§ **TASK REQUIREMENTS**:
Copy each line that has the string "chart" somewhere in it.

### INFORMATION PROVIDED

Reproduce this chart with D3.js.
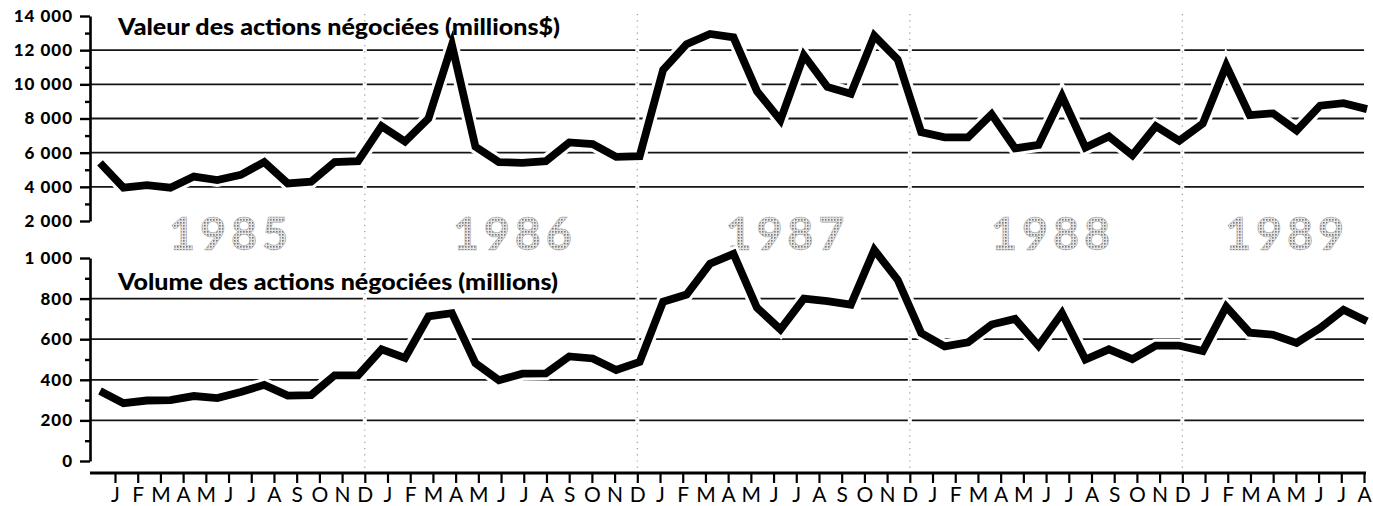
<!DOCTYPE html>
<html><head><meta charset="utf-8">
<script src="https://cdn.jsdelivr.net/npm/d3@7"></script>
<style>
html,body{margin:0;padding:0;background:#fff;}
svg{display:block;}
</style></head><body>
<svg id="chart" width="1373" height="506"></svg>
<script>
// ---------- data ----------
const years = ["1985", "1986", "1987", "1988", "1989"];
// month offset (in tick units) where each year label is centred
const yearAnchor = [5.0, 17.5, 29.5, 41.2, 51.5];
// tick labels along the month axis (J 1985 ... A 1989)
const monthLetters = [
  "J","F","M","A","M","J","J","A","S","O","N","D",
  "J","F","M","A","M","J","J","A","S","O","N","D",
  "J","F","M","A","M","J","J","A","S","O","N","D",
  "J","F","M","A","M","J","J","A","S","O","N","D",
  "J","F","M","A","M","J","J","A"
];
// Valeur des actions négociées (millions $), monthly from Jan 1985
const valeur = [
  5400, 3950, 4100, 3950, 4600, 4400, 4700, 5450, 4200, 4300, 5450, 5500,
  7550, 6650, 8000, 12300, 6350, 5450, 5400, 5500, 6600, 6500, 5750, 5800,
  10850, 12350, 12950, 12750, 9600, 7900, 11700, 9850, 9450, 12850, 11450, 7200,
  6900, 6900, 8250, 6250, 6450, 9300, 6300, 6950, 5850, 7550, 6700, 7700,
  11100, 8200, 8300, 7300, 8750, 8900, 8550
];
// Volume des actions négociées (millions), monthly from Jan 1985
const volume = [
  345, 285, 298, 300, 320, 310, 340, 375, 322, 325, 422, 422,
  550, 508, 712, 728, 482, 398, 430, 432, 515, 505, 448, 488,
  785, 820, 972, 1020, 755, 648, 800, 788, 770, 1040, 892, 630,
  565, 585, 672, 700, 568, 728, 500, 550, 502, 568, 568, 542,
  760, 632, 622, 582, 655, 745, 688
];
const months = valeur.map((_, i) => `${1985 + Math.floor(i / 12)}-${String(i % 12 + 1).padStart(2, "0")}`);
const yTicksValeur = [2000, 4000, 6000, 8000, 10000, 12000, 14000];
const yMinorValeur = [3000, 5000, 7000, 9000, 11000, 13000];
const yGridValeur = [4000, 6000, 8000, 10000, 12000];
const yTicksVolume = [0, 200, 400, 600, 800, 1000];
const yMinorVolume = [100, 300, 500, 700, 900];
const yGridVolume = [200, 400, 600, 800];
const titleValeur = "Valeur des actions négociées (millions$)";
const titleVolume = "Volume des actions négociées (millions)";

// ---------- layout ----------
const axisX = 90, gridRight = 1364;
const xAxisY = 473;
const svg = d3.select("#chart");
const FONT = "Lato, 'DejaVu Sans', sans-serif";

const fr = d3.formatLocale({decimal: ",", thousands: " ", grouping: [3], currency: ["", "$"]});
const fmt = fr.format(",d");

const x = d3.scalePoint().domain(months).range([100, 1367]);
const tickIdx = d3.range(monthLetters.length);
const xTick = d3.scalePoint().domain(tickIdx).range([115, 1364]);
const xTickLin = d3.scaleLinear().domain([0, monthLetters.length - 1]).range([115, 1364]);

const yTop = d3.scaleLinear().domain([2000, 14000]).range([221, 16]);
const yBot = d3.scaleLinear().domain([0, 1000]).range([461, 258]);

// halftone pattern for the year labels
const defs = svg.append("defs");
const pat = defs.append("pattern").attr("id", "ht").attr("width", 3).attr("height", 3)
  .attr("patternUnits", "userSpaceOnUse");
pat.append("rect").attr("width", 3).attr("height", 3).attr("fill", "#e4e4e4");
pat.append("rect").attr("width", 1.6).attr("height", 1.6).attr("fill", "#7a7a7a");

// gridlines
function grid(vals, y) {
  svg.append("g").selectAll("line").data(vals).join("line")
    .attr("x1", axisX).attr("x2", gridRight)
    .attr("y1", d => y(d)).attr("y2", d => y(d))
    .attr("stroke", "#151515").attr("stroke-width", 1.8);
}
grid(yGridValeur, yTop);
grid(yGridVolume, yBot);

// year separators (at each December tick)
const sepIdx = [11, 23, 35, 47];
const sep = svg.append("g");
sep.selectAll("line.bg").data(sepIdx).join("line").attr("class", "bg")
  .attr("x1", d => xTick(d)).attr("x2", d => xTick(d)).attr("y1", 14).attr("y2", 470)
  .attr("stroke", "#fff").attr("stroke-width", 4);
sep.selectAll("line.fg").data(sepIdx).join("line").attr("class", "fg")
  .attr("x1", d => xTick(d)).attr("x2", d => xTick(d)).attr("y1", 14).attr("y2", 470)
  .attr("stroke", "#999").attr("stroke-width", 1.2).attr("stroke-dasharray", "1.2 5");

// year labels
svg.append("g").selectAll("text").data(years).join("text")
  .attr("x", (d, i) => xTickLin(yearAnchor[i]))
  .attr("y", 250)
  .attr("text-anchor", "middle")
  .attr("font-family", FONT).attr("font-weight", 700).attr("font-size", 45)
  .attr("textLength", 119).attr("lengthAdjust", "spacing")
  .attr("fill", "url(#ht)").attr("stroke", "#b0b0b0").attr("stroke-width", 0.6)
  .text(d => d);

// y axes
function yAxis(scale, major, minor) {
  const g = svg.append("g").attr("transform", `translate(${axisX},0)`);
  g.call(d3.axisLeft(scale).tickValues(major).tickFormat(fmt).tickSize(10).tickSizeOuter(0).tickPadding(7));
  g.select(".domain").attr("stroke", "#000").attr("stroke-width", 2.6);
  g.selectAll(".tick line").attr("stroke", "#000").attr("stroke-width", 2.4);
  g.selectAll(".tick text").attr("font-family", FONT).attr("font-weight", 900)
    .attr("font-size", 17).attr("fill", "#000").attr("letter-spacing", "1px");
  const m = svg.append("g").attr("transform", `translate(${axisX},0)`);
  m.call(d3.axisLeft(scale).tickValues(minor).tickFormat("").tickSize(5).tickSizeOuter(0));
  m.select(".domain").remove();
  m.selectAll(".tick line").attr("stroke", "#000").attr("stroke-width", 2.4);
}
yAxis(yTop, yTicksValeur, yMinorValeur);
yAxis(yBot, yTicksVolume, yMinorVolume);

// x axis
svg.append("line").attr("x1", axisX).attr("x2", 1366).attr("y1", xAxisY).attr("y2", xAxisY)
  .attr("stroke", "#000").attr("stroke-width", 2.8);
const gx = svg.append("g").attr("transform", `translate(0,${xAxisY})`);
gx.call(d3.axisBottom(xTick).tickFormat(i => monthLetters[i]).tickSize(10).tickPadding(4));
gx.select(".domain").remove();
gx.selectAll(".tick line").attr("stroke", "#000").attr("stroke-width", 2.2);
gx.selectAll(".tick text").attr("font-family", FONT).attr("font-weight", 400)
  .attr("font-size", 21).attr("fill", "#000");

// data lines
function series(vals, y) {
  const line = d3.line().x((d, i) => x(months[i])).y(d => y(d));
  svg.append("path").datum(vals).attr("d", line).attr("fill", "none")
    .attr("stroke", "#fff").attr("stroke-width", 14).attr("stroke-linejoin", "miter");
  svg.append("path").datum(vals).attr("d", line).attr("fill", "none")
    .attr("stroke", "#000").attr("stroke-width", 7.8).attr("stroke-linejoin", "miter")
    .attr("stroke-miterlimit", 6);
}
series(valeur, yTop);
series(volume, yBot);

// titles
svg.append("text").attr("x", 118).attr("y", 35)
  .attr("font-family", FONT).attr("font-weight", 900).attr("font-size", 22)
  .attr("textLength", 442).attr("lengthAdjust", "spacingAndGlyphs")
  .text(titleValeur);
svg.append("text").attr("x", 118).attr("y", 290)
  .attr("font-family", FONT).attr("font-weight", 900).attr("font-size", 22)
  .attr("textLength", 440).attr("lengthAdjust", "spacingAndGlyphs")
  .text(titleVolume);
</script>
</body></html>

######

§ **TASK SOLUTION**:
Reproduce this chart with D3.js.
<svg id="chart" width="1373" height="506"></svg>
const svg = d3.select("#chart");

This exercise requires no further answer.